Melissa Feldman, the party planner, was summoned by

walkie-talkie. She gave instructions. Soon enough, a nice Bloomberg employee

was escorting me across the Canal to St. Marks, and soon I was in my room and

on the phone to my parents on Long Island, who activated networks of Cembalests

in Brooklyn Heights and Pennsylvania.

Thanks to their efforts, I was on the next plane, then

delivered to my apartment with grocery bags full of soft food and at 7:30

Monday morning, sitting in a dentist’s chair. When I walked into my office with

a temporary tooth a few hours later, no one could tell that anything had happened

to me.

I was lucky, I know. I could have broken my nose, my jaw. I

had no bumps, bruises, black-and-blue marks. It’s just that I lived out a

nightmare. And then it turned out I had to relive it ad nauseam. Because, with

everyone I run into at summertime openings asking “How was Venice?”, how else

to explain why I hadn’t seen so many of the major pieces?
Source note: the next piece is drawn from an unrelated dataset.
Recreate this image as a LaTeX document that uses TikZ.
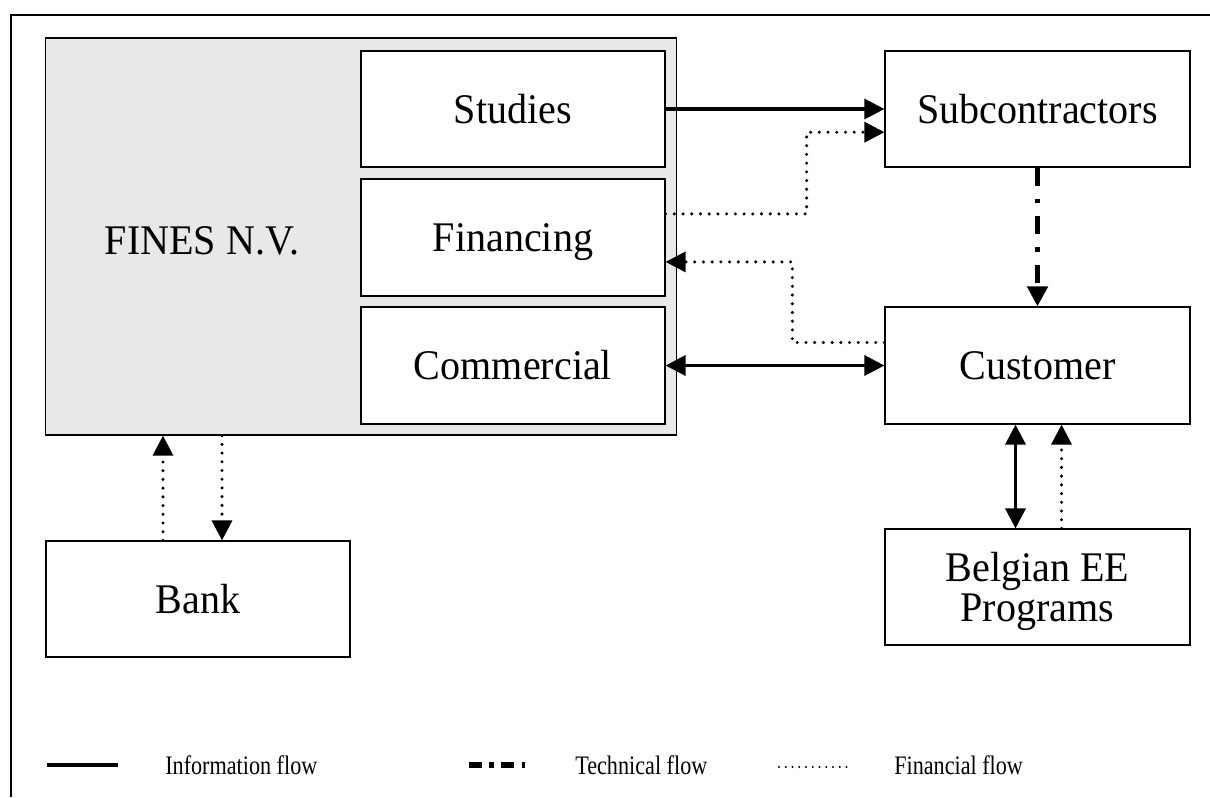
\documentclass[tikz,border=0pt]{standalone}
\usepackage{fontspec}
\setmainfont{Liberation Serif}
\newfontfamily\boxfamily[FakeStretch=0.95]{Liberation Serif}
\newfontfamily\keyfamily[FakeStretch=0.83]{Liberation Serif}
\usepackage{tikz}
\usetikzlibrary{arrows.meta,positioning,calc}
\newcommand{\boxfont}{\boxfamily\fontsize{30}{28.5}\selectfont}
\newcommand{\keyfont}{\keyfamily\fontsize{19}{20}\selectfont}

\begin{document}
\begin{tikzpicture}[
    x=0.025cm, y=-0.025cm,
    >={Triangle[length=0.5cm,width=0.5cm]},
    unit/.style={draw, line width=0.8pt, fill=white, minimum width=7.6cm, minimum height=2.9cm, inner sep=0pt, font=\boxfont, align=center},
    oneline/.style={unit, text height=22pt, text depth=2pt},
    info/.style={line width=2.4pt},
    tech/.style={line width=3.4pt, dash pattern=on 13pt off 9pt on 3.5pt off 9pt},
    money/.style={line width=2.4pt, line cap=round, dash pattern=on 0pt off 6.2pt},
    keytext/.style={font=\keyfont, anchor=west, inner sep=0pt}
]
    \useasboundingbox (0,0) rectangle (1210,797);

    % outer frame (only top and left edge show)
    \draw[line width=1.5pt] (11,797) -- (11,15) -- (1210,15);

    % FINES N.V. with its departments
    \node[draw, line width=0.8pt, fill=gray!18, minimum width=15.75cm, minimum height=9.925cm, inner sep=0pt] (fines) at (361,236.5) {};
    \node[font=\boxfont, text height=22pt, text depth=2pt] (fineslabel) at (202,240) {FINES N.V.};
    \node[oneline] (studies) at (513,109) {Studies};
    \node[oneline, minimum height=2.925cm] (financing) at (513,237.5) {Financing};
    \node[oneline, minimum height=2.925cm] (commercial) at (513,365.5) {Commercial};

    % outside parties
    \node[oneline, minimum width=7.625cm] (subcon) at (1037.5,109) {Subcontractors};
    \node[oneline, minimum width=7.625cm, minimum height=2.925cm] (customer) at (1037.5,365.5) {Customer};
    \node[unit, minimum width=7.625cm] (belgian) at (1037.5,587) {};
    \node[font=\boxfont, align=center, inner sep=0pt] (belgiantext) at (1037.5,591) {Belgian EE\\Programs};
    \node[oneline] (bank) at (198,599) {Bank};

    % flows
    \draw[info,->] (studies.east) -- (subcon.west);
    \draw[money,->] ([yshift=0.59cm]financing.east) -- ++(3.525cm,0) |- ([yshift=-0.58cm]subcon.west);
    \draw[money,->] ([yshift=0.575cm]customer.west) -- ++(-2.3cm,0) |- ([yshift=-0.61cm]financing.east);
    \draw[info,<->] (commercial.east) -- (customer.west);
    \draw[tech,->] (subcon.south) -- (customer.north);
    \draw[info,<->] ([xshift=-0.55cm]customer.south) -- ([xshift=-0.55cm]belgian.north);
    \draw[money,->] ([xshift=0.6cm]belgian.north) -- ([xshift=0.6cm]customer.south);
    \draw[money,->] ([xshift=-0.875cm]bank.north) -- ([xshift=-0.875cm]bank.north |- fines.south);
    \draw[money,->] ([xshift=0.6cm]bank.north |- fines.south) -- ([xshift=0.6cm]bank.north);

    % legend
    \node[keytext] (keyinfo) at (165,765) {Information flow};
    \node[keytext] (keytech) at (575,765) {Technical flow};
    \node[keytext] (keymoney) at (894,765) {Financial flow};
    \draw[line width=3pt] (47,765) -- (118,765);
    \draw[line width=4pt, dash pattern=on 9pt off 5.5pt on 3pt off 5.5pt] (469,765) -- (525,765);
    \draw[line width=1.6pt, line cap=round, dash pattern=on 0pt off 4.8pt] (779,767) -- (848,767);

\end{tikzpicture}
\end{document}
Why I have no opinion

on the Gober, why I never entered the prize-winning Canadian pavilion, why I

missed the German thing? Besides, the story about my bad trip was getting

around-and it was getting more macabre as time went on.

It became increasingly clear that there’s no way to suppress

this thing. I have no choice but to dine out on it for months.

So ask me: How was the Biennale? I can’t tell you what I

think of the art. But let me tell you how I got out of writing the review.